The City’s Human Rights Commission (HRC) today issued an exemption to current human rights statues to allow for continued gender segregation at two Brooklyn public swimming pools.
The two pools are the Metropolitan Pool, 261 Bedford Avenue, in Williamsburg, and The St. Johns Recreation Center Swimming Pool, 1251 Prospect Place, in Crown Heights.
The controversy started after KCP broke the story that Borough Park Assemblyman Dov Hikind received numerous complaints from Hasidic Jews living in Williamsburg that the local Metropolitan Pool would discontinue the separate swimming hours program. At the time, the pool allowed women to swim privately from 9:15 – 10:45 a.m. on Mondays, Wednesdays and Fridays effective June 11.

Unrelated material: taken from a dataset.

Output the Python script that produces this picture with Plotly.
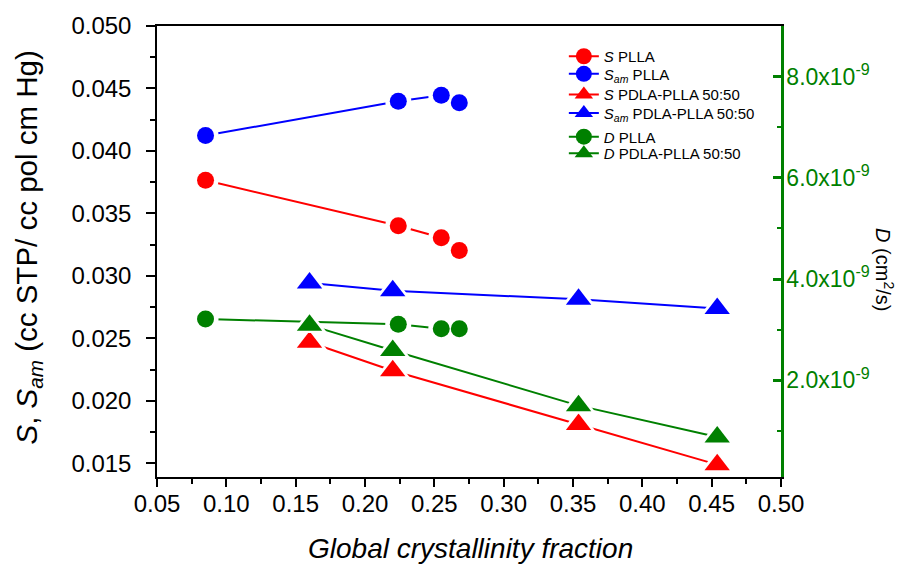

Under the new ruling, women-only swim time will be decreased at the Metropolitan Pool to 2 hours on Wednesday (10:30 a.m. to 12:30 p.m.) and Sundays (2:45 to 4:45 pm). The women’s swim hours at Met Pool were decreased to 4 hours a week to minimize disruption to other patrons.
The St. Johns Swimming Pool will retain its 2-hour women-only swim time on Tuesdays (7:30 to 9:30 p.m.), and will eliminate men-only swim.
The HRC additionally will consider other exemptions on a case-by-case basis, following Parks Department guidelines. Some of those guidelines include two-hour sessions will generally be considered to be an appropriate duration and women-only swim hours must continue to be open to any and all members who identify as women.
Hikind called the HRC ruling a recognition of all the cultural differences that exist between people in New York.
“It is about all the women, Muslim, Jewish, women who want to have the privacy of swimming with just other women. Today is a victory for human rights in New York. I am proud to be a New Yorker today. We are going to work to extend the hours (for women-only swimming),” said Hikind.
Parks Department Spokesperson Sam Biederman said women-only swimming hours provide an important accommodation to New Yorkers who may feel more secure and comfortable in a single-sex environment.
“NYC Parks is appreciative that the NYC Commission on Human Rights recognizes the need to provide such safe and fair access at public facilities,” he said.